I play bit of that album "That's not funney that's sick" on the radio station. Nice thing about having a radio station in the middle of Iraq, no whining mommies to get deeply offended about language issues.

One of my 'mixes' are songs about radio. I slide in the "stereos and such' ad there. Also the Height report song fits nicely in the Sex Mix. Imagine playing 200 sex songs back to back. (Or would that be front to back, front to front, any which way!)

Let's not forget Mr Roberts #'s 1 and 2. Those I get feedback from the troopers on. They love it.

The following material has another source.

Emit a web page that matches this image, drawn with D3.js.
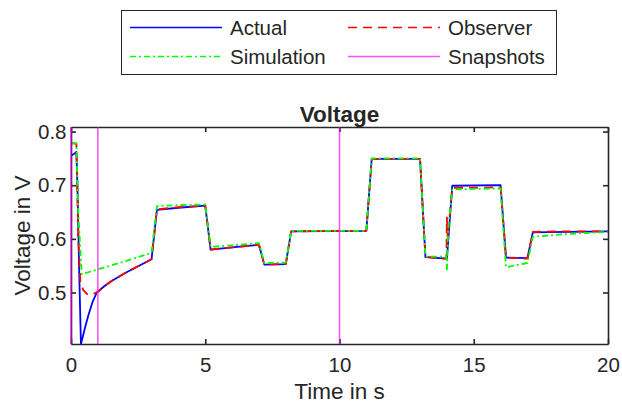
<!DOCTYPE html>
<html>
<head>
<meta charset="utf-8">
<script src="https://cdn.jsdelivr.net/npm/d3@7"></script>
<style>
  body { margin: 0; background: #fff; }
  text { font-family: "Liberation Sans", Arial, Helvetica, sans-serif; fill: #262626; }
</style>
</head>
<body>
<div id="container"></div>
<script>
let width = 622;
let height = 408;

// data
let actualT = [0, 0.1, 0.2, 0.24, 0.3, 0.37, 0.45, 0.55, 0.65, 0.8, 0.96, 1.25, 1.5, 2.0, 2.5, 3.0, 3.2, 4.0, 5.0, 5.2, 6.0, 7.0, 7.2, 8.0, 8.2, 11.0, 11.2, 13.0, 13.2, 14.0, 14.2, 16.0, 16.2, 17.0, 17.2, 18.5, 20];
let actualV = [0.755, 0.758, 0.762, 0.70, 0.55, 0.404, 0.42, 0.44, 0.458, 0.482, 0.500, 0.512, 0.521, 0.536, 0.549, 0.562, 0.654, 0.658, 0.662, 0.580, 0.584, 0.589, 0.552, 0.553, 0.614, 0.615, 0.749, 0.749, 0.566, 0.563, 0.699, 0.700, 0.565, 0.564, 0.612, 0.613, 0.614];

let observerT = [0, 0.2, 0.27, 0.35, 0.45, 0.6, 0.75, 1.0, 1.25, 1.5, 2.0, 2.5, 3.0, 3.2, 4.0, 5.0, 5.2, 6.0, 7.0, 7.2, 8.0, 8.2, 11.0, 11.2, 13.0, 13.2, 13.98, 14.0, 14.03, 14.06, 14.2, 16.0, 16.2, 17.0, 17.2, 18.5, 20];
let observerV = [0.778, 0.778, 0.60, 0.52, 0.505, 0.497, 0.496, 0.501, 0.512, 0.521, 0.536, 0.549, 0.562, 0.655, 0.659, 0.662, 0.580, 0.584, 0.589, 0.552, 0.553, 0.614, 0.615, 0.749, 0.749, 0.566, 0.563, 0.64, 0.60, 0.62, 0.695, 0.696, 0.565, 0.563, 0.613, 0.614, 0.614];

let simT = [0, 0.2, 0.27, 0.4, 1.0, 2.0, 3.0, 3.2, 4.0, 5.0, 5.2, 6.0, 7.0, 7.2, 8.0, 8.2, 11.0, 11.2, 13.0, 13.2, 13.98, 14.0, 14.05, 14.2, 15.0, 16.0, 16.2, 17.0, 17.2, 18.5, 20];
let simV = [0.778, 0.778, 0.65, 0.534, 0.543, 0.558, 0.574, 0.661, 0.663, 0.664, 0.585, 0.588, 0.592, 0.555, 0.556, 0.615, 0.615, 0.750, 0.750, 0.567, 0.567, 0.543, 0.62, 0.692, 0.693, 0.694, 0.547, 0.555, 0.604, 0.609, 0.613];

let snapshots = [0, 1, 10];

let xTicks = [0, 5, 10, 15, 20];
let yTicks = [0.5, 0.6, 0.7, 0.8];

let series = [
  { name: "Actual", t: actualT, v: actualV, color: "#0000ff", dash: null },
  { name: "Observer", t: observerT, v: observerV, color: "#ff0000", dash: "9,6" },
  { name: "Simulation", t: simT, v: simV, color: "#00ff00", dash: "6,3,2,3" }
];

let margin = { left: 71, right: 14, top: 127, bottom: 64 };
let yMin = 0.404, yMax = 0.8085;

let svg = d3.select("#container")
  .append("svg")
  .attr("width", width)
  .attr("height", height);

let x = d3.scaleLinear().domain([0, 20]).range([margin.left, width - margin.right]);
let y = d3.scaleLinear().domain([yMin, yMax]).range([height - margin.bottom, margin.top]);

let axisColor = "#262626";

let line = d3.line()
  .x(function (d) { return x(d[0]) })
  .y(function (d) { return y(d[1]) });

svg.append("defs").append("clipPath").attr("id", "clip")
  .append("rect")
  .attr("x", x(0) - 1).attr("y", y(yMax))
  .attr("width", x(20) - x(0) + 2).attr("height", y(yMin) - y(yMax));

let plot = svg.append("g").attr("clip-path", "url(#clip)");

series.forEach(function (s) {
  let pts = s.t.map(function (t, i) { return [t, s.v[i]] });
  plot.append("path")
    .datum(pts)
    .attr("fill", "none")
    .attr("stroke", s.color)
    .attr("stroke-width", 1.8)
    .attr("stroke-linejoin", "round")
    .attr("stroke-dasharray", s.dash)
    .attr("d", line);
});

// axes (MATLAB style: ticks inward, box on)
let xAxisB = d3.axisBottom(x).tickValues(xTicks).tickSize(-5).tickSizeOuter(0).tickPadding(13).tickFormat(d3.format("d"));
let xAxisT = d3.axisTop(x).tickValues(xTicks).tickSize(-5).tickSizeOuter(0).tickFormat("");
let yAxisL = d3.axisLeft(y).tickValues(yTicks).tickSize(-5).tickSizeOuter(0).tickPadding(4.5).tickFormat(d3.format(".1f"));
let yAxisR = d3.axisRight(y).tickValues(yTicks).tickSize(-5).tickSizeOuter(0).tickFormat("");

function styleAxis(g) {
  g.select(".domain").attr("stroke", axisColor).attr("stroke-width", 1.6);
  g.selectAll(".tick line").attr("stroke", axisColor).attr("stroke-width", 1.6);
  g.selectAll(".tick text").style("font-size", "20.5px").attr("fill", axisColor);
}

svg.append("g").attr("transform", `translate(0,${y(yMin)})`).call(xAxisB).call(styleAxis);
svg.append("g").attr("transform", `translate(0,${y(yMax)})`).call(xAxisT).call(styleAxis);
svg.append("g").attr("transform", `translate(${x(0)},0)`).call(yAxisL).call(styleAxis);
svg.append("g").attr("transform", `translate(${x(20)},0)`).call(yAxisR).call(styleAxis);

// snapshots drawn over the box
svg.append("g").attr("clip-path", "url(#clip)")
  .selectAll(".snap").data(snapshots)
  .enter().append("line")
  .attr("class", "snap")
  .attr("x1", function (d) { return x(d) })
  .attr("x2", function (d) { return x(d) })
  .attr("y1", y(yMin))
  .attr("y2", y(yMax))
  .attr("stroke", "#ff00ff")
  .attr("stroke-opacity", 0.7)
  .attr("stroke-width", 1.5);

// labels
svg.append("text")
  .attr("x", (x(0) + x(20)) / 2).attr("y", 121.5)
  .attr("text-anchor", "middle")
  .style("font-size", "22.5px").style("font-weight", "bold")
  .attr("fill", "#000")
  .text("Voltage");

svg.append("text")
  .attr("x", (x(0) + x(20)) / 2).attr("y", 399)
  .attr("text-anchor", "middle")
  .style("font-size", "22.5px")
  .text("Time in s");

svg.append("text")
  .attr("transform", `translate(30,${(y(yMin) + y(yMax)) / 2}) rotate(-90)`)
  .attr("text-anchor", "middle")
  .style("font-size", "22.5px")
  .text("Voltage in V");

// legend
let legend = svg.append("g");
legend.append("rect")
  .attr("x", 121.5).attr("y", 10.5)
  .attr("width", 435).attr("height", 64)
  .attr("fill", "#fff")
  .attr("stroke", axisColor)
  .attr("stroke-width", 1);

let legendItems = [
  { name: "Actual", color: "#0000ff", dash: null, lx: 130, ly: 27.5 },
  { name: "Observer", color: "#ff0000", dash: "9,6", lx: 348, ly: 27.5 },
  { name: "Simulation", color: "#00ff00", dash: "6,3,2,3", lx: 130, ly: 56.5 },
  { name: "Snapshots", color: "#ff00ff", dash: null, lx: 348, ly: 56.5 }
];

legendItems.forEach(function (d) {
  legend.append("line")
    .attr("x1", d.lx).attr("x2", d.lx + 92)
    .attr("y1", d.ly).attr("y2", d.ly)
    .attr("stroke", d.color)
    .attr("stroke-opacity", d.name == "Snapshots" ? 0.7 : 1)
    .attr("stroke-width", 1.6)
    .attr("stroke-dasharray", d.dash);
  legend.append("text")
    .attr("x", d.lx + 100).attr("y", d.ly + 7.5)
    .style("font-size", "20.5px")
    .attr("fill", "#000")
    .text(d.name);
});
</script>
</body>
</html>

"leave us a message or leave us alone"
That's cool as well. Kind of like that old Traffic song, "Light up or leave me alone". Good choice.

Arizona Dan, what would I say if your number was called? "Send me the video tape!"

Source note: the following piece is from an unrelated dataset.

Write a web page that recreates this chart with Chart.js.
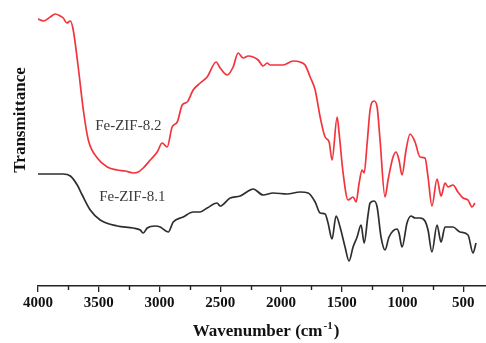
<!DOCTYPE html>
<html>
<head>
<meta charset="utf-8">
<script src="https://cdn.jsdelivr.net/npm/chart.js@4"></script>
<style>
  body { margin: 0; background: #fff; }
  #wrap { width: 486px; height: 343px; position: relative; }
</style>
</head>
<body>
<div id="wrap"><canvas id="ftirChart"></canvas></div>
<script>
// Fe-ZIF-8.2 (red trace): wavenumber (cm-1) and transmittance (a.u.)
const redWave = [4000, 3956, 3899, 3858, 3817, 3792, 3762, 3734, 3710, 3669, 3627, 3586, 3512, 3430, 3348, 3282, 3216, 3175, 3134, 3076,
  3019, 2978, 2937, 2896, 2854, 2813, 2772, 2723, 2665, 2608, 2534, 2501, 2443, 2394, 2353, 2312, 2270, 2229, 2188, 2147,
  2114, 2090, 1983, 1900, 1843, 1802, 1760, 1719, 1678, 1637, 1604, 1580, 1538, 1522, 1489, 1448, 1407, 1382, 1357, 1333,
  1316, 1291, 1267, 1234, 1209, 1185, 1144, 1119, 1078, 1053, 1029, 1004, 971, 938, 897, 856, 815, 790, 758, 716,
  683, 650, 626, 585, 544, 502, 461, 428, 404];
const redT = [267, 265, 269, 272, 270, 268, 263, 265, 256, 219, 176, 146, 128, 119, 116, 115, 113, 114, 118, 126,
  134, 143, 139, 159, 164, 181, 184, 196, 203, 209, 224, 218, 211, 219, 233, 228, 230, 229, 226, 220,
  223, 221, 221, 225, 224, 221, 209, 196, 169, 149, 144, 126, 169, 153, 113, 86, 89, 84, 103, 116,
  113, 143, 176, 185, 179, 146, 89, 106, 129, 134, 126, 111, 136, 152, 144, 129, 128, 109, 80, 107,
  90, 103, 99, 101, 94, 88, 86, 79, 83];

// Fe-ZIF-8.1 (black trace)
const blackWave = [4000, 3874, 3792, 3734, 3677, 3636, 3570, 3488, 3348, 3216, 3158, 3134, 3101, 3035, 2994, 2928, 2887, 2805, 2723, 2665,
  2608, 2526, 2501, 2419, 2336, 2254, 2229, 2147, 2065, 1950, 1843, 1777, 1719, 1678, 1637, 1613, 1580, 1547, 1514, 1473,
  1440, 1407, 1374, 1341, 1316, 1284, 1267, 1234, 1209, 1177, 1144, 1111, 1045, 1029, 1004, 963, 930, 897, 856, 815,
  790, 758, 716, 683, 650, 585, 527, 461, 420, 395];
const blackT = [112, 112, 112, 110, 101, 91, 76, 66, 60, 58, 56, 53, 58, 60, 59, 54, 64, 69, 74, 74,
  78, 83, 80, 88, 90, 96, 97, 91, 93, 92, 94, 93, 84, 73, 72, 63, 47, 70, 59, 39,
  25, 39, 49, 61, 43, 71, 83, 85, 79, 49, 36, 49, 57, 53, 39, 63, 70, 68, 68, 65,
  56, 34, 61, 44, 59, 59, 54, 51, 33, 43];

const seriesNames = ['Fe-ZIF-8.2', 'Fe-ZIF-8.1'];
const seriesColors = ['#f2343c', '#2e2e2e'];
// where the sample names sit, in data units [wavenumber, transmittance]
const nameSpots = [[3257, 160], [3224, 89]];

// tick values
const majorTicks = [4000, 3500, 3000, 2500, 2000, 1500, 1000, 500];
const minorTicks = [3750, 3250, 2750, 2250, 1750, 1250, 750];

const serif = "'Liberation Serif', 'Times New Roman', serif";

function toPoints(xs, ys) {
    return xs.map((x, i) => ({ x: x, y: ys[i] }));
}

// textos que Chart.js no coloca donde queremos
const annotations = {
    id: 'annotations',
    afterDraw(chart) {
        const c = chart.ctx;
        const xs = chart.scales.x;
        const ys = chart.scales.y;
        c.save();

        // minor ticks (short)
        c.strokeStyle = '#222';
        c.lineWidth = 1.4;
        c.beginPath();
        minorTicks.forEach(v => {
            const px = Math.round(xs.getPixelForValue(v)) + 0.5;
            c.moveTo(px, xs.top);
            c.lineTo(px, xs.top + 4);
        });
        c.stroke();

        c.fillStyle = '#3a3a3a';
        c.font = '15px ' + serif;
        c.textAlign = 'center';
        c.textBaseline = 'middle';
        nameSpots.forEach((p, i) => {
            c.fillText(seriesNames[i], xs.getPixelForValue(p[0]), ys.getPixelForValue(p[1]));
        });

        // y title
        c.fillStyle = '#111';
        c.font = 'bold 17px ' + serif;
        c.save();
        c.translate(21, 120);
        c.rotate(-Math.PI / 2);
        c.fillText('Transmittance', 0, 0);
        c.restore();

        // x title with superscript
        const main = 'Wavenumber (cm';
        const sup = '-1';
        const tail = ')';
        c.textAlign = 'left';
        c.textBaseline = 'alphabetic';
        c.font = 'bold 17px ' + serif;
        const w1 = c.measureText(main).width;
        const w3 = c.measureText(tail).width;
        c.font = 'bold 11px ' + serif;
        const w2 = c.measureText(sup).width;
        let x0 = 265 - (w1 + w2 + w3) / 2;
        const base = 336;
        c.font = 'bold 17px ' + serif;
        c.fillText(main, x0, base);
        c.font = 'bold 11px ' + serif;
        c.fillText(sup, x0 + w1 + 1, base - 7);
        c.font = 'bold 17px ' + serif;
        c.fillText(tail, x0 + w1 + w2 + 2, base);
        c.restore();
    }
};

const ctx = document.getElementById('ftirChart').getContext('2d');
new Chart(ctx, {
    type: 'line',
    data: {
        datasets: [
            {
                label: seriesNames[0],
                data: toPoints(redWave, redT),
                borderColor: seriesColors[0],
                borderWidth: 1.7,
                pointRadius: 0,
                cubicInterpolationMode: 'monotone',
                fill: false
            },
            {
                label: seriesNames[1],
                data: toPoints(blackWave, blackT),
                borderColor: seriesColors[1],
                borderWidth: 1.7,
                pointRadius: 0,
                cubicInterpolationMode: 'monotone',
                fill: false
            }
        ]
    },
    options: {
        responsive: true,
        maintainAspectRatio: false,
        animation: false,
        layout: { padding: 0 },
        plugins: {
            legend: { display: false },
            tooltip: { enabled: false }
        },
        scales: {
            x: {
                type: 'linear',
                position: 'bottom',
                reverse: true,
                min: 313,
                max: 4000,
                afterBuildTicks: (s) => { s.ticks = majorTicks.map(v => ({ value: v })); },
                ticks: {
                    autoSkip: false,
                    maxRotation: 0,
                    padding: 2,
                    color: '#111',
                    font: { family: serif, size: 15, weight: 'bold' },
                    callback: (v) => String(v)
                },
                grid: { drawOnChartArea: false, tickLength: 6, color: '#222', lineWidth: 1.3 },
                border: { display: true, color: '#222', width: 1.5 },
                afterFit: (s) => { s.height = 57; }
            },
            y: {
                min: 0,
                max: 286,
                ticks: { display: false },
                grid: { display: false },
                border: { display: false },
                afterFit: (s) => { s.width = 38; }
            }
        }
    },
    plugins: [annotations]
});
</script>
</body>
</html>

"Roy D Mercer" I have MP3's from two disks of his. I slide then inbetween sets of music. The guys love it. Some from the mid west have heard them before, but being an east cost type they were new to me. Great giggels. If he ever called me, I would love to get my *** whooped and would pencil him in for an apointment. I would also bring revolver and two speed loaders for balance.

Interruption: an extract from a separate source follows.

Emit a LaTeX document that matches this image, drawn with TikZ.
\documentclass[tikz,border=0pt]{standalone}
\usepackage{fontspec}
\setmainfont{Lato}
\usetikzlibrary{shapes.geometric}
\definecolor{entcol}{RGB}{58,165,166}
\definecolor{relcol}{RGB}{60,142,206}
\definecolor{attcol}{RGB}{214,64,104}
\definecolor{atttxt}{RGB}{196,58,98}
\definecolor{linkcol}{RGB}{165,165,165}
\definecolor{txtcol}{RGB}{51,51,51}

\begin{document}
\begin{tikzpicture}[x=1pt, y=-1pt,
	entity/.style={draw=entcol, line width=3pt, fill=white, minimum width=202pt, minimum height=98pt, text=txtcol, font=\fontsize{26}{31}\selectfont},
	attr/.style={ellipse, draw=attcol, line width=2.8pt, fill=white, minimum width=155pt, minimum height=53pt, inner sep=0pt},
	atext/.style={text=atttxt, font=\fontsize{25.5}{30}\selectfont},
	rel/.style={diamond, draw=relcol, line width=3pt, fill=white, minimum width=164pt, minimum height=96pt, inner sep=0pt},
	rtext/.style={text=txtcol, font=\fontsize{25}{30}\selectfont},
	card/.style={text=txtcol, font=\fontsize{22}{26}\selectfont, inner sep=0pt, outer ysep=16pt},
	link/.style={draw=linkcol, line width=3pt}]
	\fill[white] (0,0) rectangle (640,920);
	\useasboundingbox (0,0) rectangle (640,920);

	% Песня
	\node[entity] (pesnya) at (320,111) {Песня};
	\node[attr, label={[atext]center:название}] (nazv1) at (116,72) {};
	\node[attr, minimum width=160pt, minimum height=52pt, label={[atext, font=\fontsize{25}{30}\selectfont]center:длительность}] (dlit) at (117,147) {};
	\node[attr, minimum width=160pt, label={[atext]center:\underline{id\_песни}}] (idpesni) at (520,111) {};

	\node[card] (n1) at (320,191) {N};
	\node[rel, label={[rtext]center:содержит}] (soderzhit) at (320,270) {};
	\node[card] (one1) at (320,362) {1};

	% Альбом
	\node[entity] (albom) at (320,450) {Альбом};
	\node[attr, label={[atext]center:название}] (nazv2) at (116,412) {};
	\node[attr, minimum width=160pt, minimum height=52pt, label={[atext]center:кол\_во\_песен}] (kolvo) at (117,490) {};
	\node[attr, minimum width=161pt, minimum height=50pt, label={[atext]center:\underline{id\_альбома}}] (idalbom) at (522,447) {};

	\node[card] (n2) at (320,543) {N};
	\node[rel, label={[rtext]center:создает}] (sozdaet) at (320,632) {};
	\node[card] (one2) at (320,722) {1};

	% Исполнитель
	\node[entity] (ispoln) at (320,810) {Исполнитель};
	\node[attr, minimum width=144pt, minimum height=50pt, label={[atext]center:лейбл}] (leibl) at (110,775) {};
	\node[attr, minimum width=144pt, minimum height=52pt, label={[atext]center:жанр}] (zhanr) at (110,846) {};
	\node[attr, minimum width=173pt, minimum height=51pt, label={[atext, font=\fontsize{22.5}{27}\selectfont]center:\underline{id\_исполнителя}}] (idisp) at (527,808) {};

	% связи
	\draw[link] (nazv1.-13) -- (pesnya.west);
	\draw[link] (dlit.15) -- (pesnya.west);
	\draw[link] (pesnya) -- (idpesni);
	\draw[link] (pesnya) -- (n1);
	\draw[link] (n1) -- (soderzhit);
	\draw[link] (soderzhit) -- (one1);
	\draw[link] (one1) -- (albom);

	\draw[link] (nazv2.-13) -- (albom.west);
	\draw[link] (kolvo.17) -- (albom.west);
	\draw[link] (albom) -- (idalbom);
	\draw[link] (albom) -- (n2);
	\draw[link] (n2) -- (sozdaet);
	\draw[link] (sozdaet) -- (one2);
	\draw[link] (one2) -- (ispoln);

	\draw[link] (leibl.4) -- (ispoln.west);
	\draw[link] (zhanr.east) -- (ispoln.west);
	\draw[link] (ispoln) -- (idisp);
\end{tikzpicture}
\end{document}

Guys thanks for the fun moment.
Later dudes
Jack Crow in Iraq
 

chmsam

Flashlight Enthusiast
Joined
Apr 26, 2004
Messages
2,241
Location
3rd Stone
I had one that went like this...

"Hello.... Hello?...what?... Huh? I can't ...Hello? Oh, OK, this is just a machine, wait for the beep."
 

bubbacatfish

Enlightened
Joined
Jun 22, 2004
Messages
236
Location
The Hammer, Ontario, Canada
I got my first (only) answering machine around 1990, you could record up to 13 seconds of message, no more - I took that as a challenge & started making up scripts but settled on recording Bell messages instead. For about 1 year my machine said, in the standard Operators' voice "The number you have dialed is not in service, please hang up & try your call again", my room mates elderly mom finally freaked & I changed it. It was a great way to lose unwanted calls, only friends & family knew to wait for the beep.
 

KevinL

Flashlight Enthusiast
Joined
Jun 10, 2004
Messages
5,866
Location
At World's End
That is a *GREAT* idea if I ever need to use voice mail again. Cellphone companies keep pushing "free" voice mail boxes at me and I simply don't want them. If I turn off the cell phone or silence the phone, I don't WANT to be contactable /ubbthreads/images/graemlins/wink.gif

As for the hardwired landline, I keep a modem from days gone by. The V.90/X2 answer screech is enough to keep unwanted calls at bay.
 

smokinbasser

Flashlight Enthusiast
Joined
Sep 19, 2003
Messages
1,193
Location
East Texas
Mine went"Hi this is Joes refrigerator, his answering machine is on vacation this week, just leave a message and I"ll put a postit on my self for him"
 

BobVA

Enlightened
Joined
Aug 10, 2003
Messages
416
Location
North VA
I used a DecTalk voice synthesizer to record the following:

"This is Dr. Stephen Hawking, I'm here trying to help Bob balance his checkbook. Frankly, it's not looking to good. He'll have to call you back."
 

cobb

Flashlight Enthusiast
Joined
Sep 26, 2004
Messages
2,957
Wow, no wonder you guys spend you time posting online to messageboards. I just have the generic one built in and I get 2-3 calls a day for jobs from my resume postings online. I had a workshop by a ceo of a corporation, he said they use monster for finding people in their area and call, they hang up if they get a machine and move on to another person.
 

Size15's

Flashaholic
Joined
Aug 29, 2000
Messages
18,415
Location
Kettering, England
One of my housemates' cellphone message is
"The number you are calling from has not been recognised. Please hang up and try again."
It was spoken by what sounded just like the telephone automated voice.